Hedge funds finally waking up to the importance of bespoke systems

Date: Tuesday, March 25, 2008
Author: Luke Jeffs, Financialnews-us.com

Hedge funds, which have been slower than others to embrace the full benefits of technology, are finally waking up to the importance of systems. However, despite an increasing focus on these investors by software vendors, an off-the-shelf system that suits everyone has yet to emerge, according to research.

The changing nature of alternative investment, characterized by the increasing sophistication of the hedge funds and their customers, is also presenting new challenges for systems suppliers.

Historically, hedge funds have been relatively agnostic about systems, but this has changed as they have become better served by the vendors, according to Denise Valentine, a senior analyst at research house Aite Group, which last week published a report on hedge funds.

She said: “There is an increasing range of options and prices now, comprising specialist hedge fund system vendors; providers to traditional money managers and banks moving into the hedge fund space; new service providers; and prime brokers which are enhancing their services by adding new technologies.”

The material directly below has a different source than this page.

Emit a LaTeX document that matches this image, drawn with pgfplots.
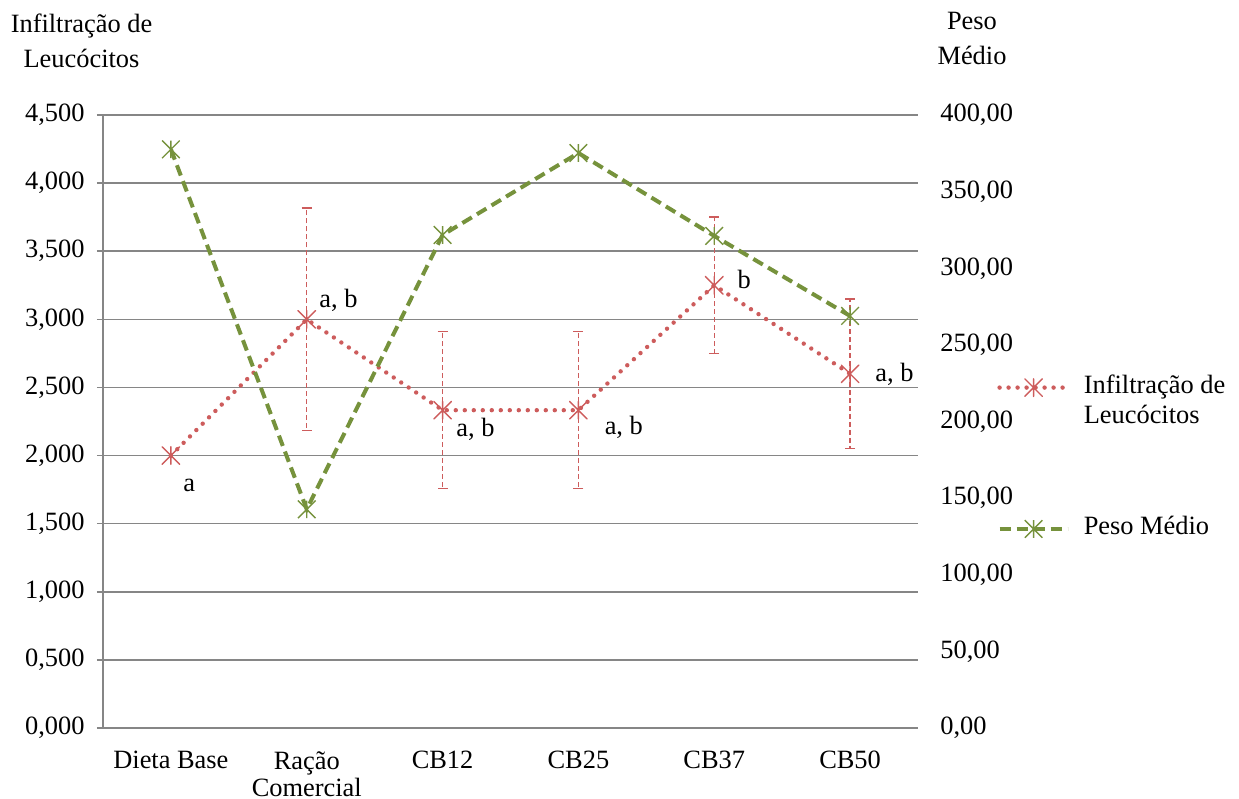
\documentclass[border=0pt]{standalone}
\usepackage{pgfplots}
\pgfplotsset{compat=1.18}
\usepackage{fontspec}
\setmainfont{Liberation Serif}
\definecolor{redser}{RGB}{205,92,92}
\definecolor{greenser}{RGB}{118,146,60}
\definecolor{gridc}{RGB}{134,134,134}
\pgfdeclareplotmark{xast}{%
  \pgfpathmoveto{\pgfqpoint{-\pgfplotmarksize}{-\pgfplotmarksize}}%
  \pgfpathlineto{\pgfqpoint{\pgfplotmarksize}{\pgfplotmarksize}}%
  \pgfpathmoveto{\pgfqpoint{-\pgfplotmarksize}{\pgfplotmarksize}}%
  \pgfpathlineto{\pgfqpoint{\pgfplotmarksize}{-\pgfplotmarksize}}%
  \pgfpathmoveto{\pgfqpoint{0pt}{-\pgfplotmarksize}}%
  \pgfpathlineto{\pgfqpoint{0pt}{\pgfplotmarksize}}%
  \pgfusepathqstroke}
\newcommand{\px}[2]{({#1*0.5pt},{(799-#2)*0.5pt})}
\begin{document}
\fontsize{13.2}{14.6}\selectfont
\begin{tikzpicture}
\path[use as bounding box] (0,0) rectangle (619.5pt,399.5pt);
\node[anchor=base,inner sep=0] at \px{81.5}{33} {Infiltração de};
\node[anchor=base,inner sep=0] at \px{81.5}{68} {Leucócitos};
\node[anchor=base,inner sep=0] at \px{972}{30} {Peso};
\node[anchor=base,inner sep=0] at \px{972}{65} {Médio};
\begin{axis}[
  at={(51.5pt,35.5pt)}, anchor=south west,
  width=407.5pt, height=306.5pt, scale only axis,
  xmin=-0.5, xmax=5.5, ymin=0, ymax=4.5,
  axis x line*=bottom, axis y line*=left,
  axis line style={gridc, line width=0.8pt, -},
  xtick={0,1,2,3,4,5},
  xticklabels={Dieta Base,{Ração\\[-0.8pt]Comercial},CB12,CB25,CB37,CB50},
  xticklabel style={align=center, inner sep=0pt, yshift=-8.5pt},
  x tick style={draw=none},
  extra x ticks={-0.5,0.5,1.5,2.5,3.5,4.5,5.5},
  extra x tick labels={},
  extra x tick style={tick style={draw=gridc, line width=0.8pt}, major tick length=3.5pt, tick align=outside},
  ytick={0,0.5,...,4.5},
  ymajorgrids, grid style={gridc, line width=0.8pt},
  y tick style={draw=gridc, line width=0.8pt},
  tick align=outside, major tick length=3pt,
  yticklabel style={inner sep=0pt, xshift=-6pt,
    /pgf/number format/.cd, fixed, fixed zerofill, precision=3, use comma, assume math mode=true},
  clip=false,
]
\addplot[redser, line width=2.2pt, line cap=round, dash pattern=on 0pt off 4.5pt,
  mark=xast, mark size=4.4pt, mark options={solid, line width=0.7pt}]
  coordinates {(0,2.0) (1,3.0) (2,2.333) (3,2.333) (4,3.25) (5,2.6)};
\addplot[draw=none, mark=none, forget plot,
  error bars/.cd, y dir=both, y explicit,
  error bar style={draw=redser, line width=0.7pt, dash pattern=on 2.5pt off 1.5pt},
  error mark options={draw=redser, solid, line width=0.7pt, mark size=2.5pt, rotate=90}]
  coordinates {(1,3.0) +- (0,0.816) (2,2.333) +- (0,0.577) (3,2.333) +- (0,0.577) (4,3.25) +- (0,0.5) (5,2.6) +- (0,0.548)};
\node[anchor=base west, inner sep=0] at (axis cs:0.089,1.733) {a};
\node[anchor=base west, inner sep=0] at (axis cs:1.090,3.084) {a, b};
\node[anchor=base west, inner sep=0] at (axis cs:2.099,2.137) {a, b};
\node[anchor=base west, inner sep=0] at (axis cs:3.191,2.151) {a, b};
\node[anchor=base west, inner sep=0] at (axis cs:4.170,3.228) {b};
\node[anchor=base west, inner sep=0] at (axis cs:5.184,2.543) {a, b};
\end{axis}
\begin{axis}[
  at={(51.5pt,35.5pt)}, anchor=south west,
  width=407.5pt, height=306.5pt, scale only axis,
  xmin=-0.5, xmax=5.5, ymin=0, ymax=400,
  axis x line=none, axis y line*=right,
  y axis line style={draw=none},
  ytick={0,50,...,400}, y tick style={draw=none}, major tick length=0pt,
  yticklabel style={inner sep=0pt, anchor=west, xshift=11pt,
    /pgf/number format/.cd, fixed, fixed zerofill, precision=2, use comma, assume math mode=true},
  legend cell align=left,
  legend image code/.code={\draw[mark repeat=2, mark phase=2, #1] plot coordinates {(0pt,-1pt) (17pt,-1pt) (34pt,-1pt)};},
  legend style={draw=none, fill=none, inner sep=0pt, at={(rel axis cs:1,0)}, anchor=north west, xshift=39.5pt, yshift=179.5pt,
    row sep=55pt, /tikz/every odd column/.append style={column sep=5pt}},
  clip=false,
]
\addlegendimage{redser, line width=2.2pt, line cap=round, dash pattern=on 0pt off 4.5pt,
  mark=xast, mark size=4.4pt, mark options={solid, line width=0.7pt}}
\addlegendentry{\begin{tabular}[t]{@{}l@{}}Infiltração de\\Leucócitos\end{tabular}}
\addplot[greenser, line width=2pt, dash pattern=on 5.5pt off 3pt,
  mark=xast, mark size=4.4pt, mark options={solid, line width=0.7pt}]
  coordinates {(0,377.6) (1,142.7) (2,321.7) (3,375.2) (4,321.1) (5,268.9)};
\addlegendentry{Peso Médio}
\end{axis}
\end{tikzpicture}
\end{document}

Valentine claimed the increasing number and range of systems for hedge funds has driven down the cost of these products and boosted their adoption to the extent that “hedge funds are realizing more than ever the benefits of technology”.

Her research, though, suggests a definitive hedge fund system has not yet come to market. She said: “Different vendors from the industry tend to have different strengths, but the survey feedback is that no one system meets all of a hedge fund’s current requirements.”

The hedge fund industry is also in a state of flux, which adds to the challenges faced by hedge funds and systems suppliers.

Valentine said: “There is increasing pressure on hedge funds and the systems they use from institutional clients, auditors and an atmosphere where regulation is hovering. The market constantly changes and their clients are more demanding.”

Chris Cattermole, European sales manager at Advent, a supplier of hedge fund systems, said the influx of institutional money into alternative investments had forced hedge funds to raise their game.

He said: “When investing monies into hedge funds, institutional investors will put a hedge fund firm through more rigorous due diligence process of how their investments are managed; this would include operational processes – but especially operational systems.”

Cattermole has noted the growing importance of up-to-date information, something that historically has been a problem for hedge funds because of their reliance on fund administrators.

He said: “Institutional investors are increasingly attentive to how quickly a hedge manager can spot and react to a change in market conditions – a manager with flexible access and good control over a consolidated operational process will be more attractive to an institutional investor.”

Gary Mills, a director of the alternative investments division at SunGard, a systems vendor, said hedge funds are forced to pick between contrasting systems strategies.

He said: “Hedge funds are faced with choosing between the best-of-breed system for the specific requirements of each of their business functions, or more of an integrated solution.

“The best-of-breed approach makes most sense where there is no system that can do everything, but it does raise potential operational risks about how the systems work together.”

Mills said the diversification of hedge funds’ investment strategies was bringing the failings of the best-of-breed strategy into sharper focus.

As a result, integration between systems that “mitigate the risk of data entry and reconciliation errors by minimizing manually entered data” is considered a potential solution.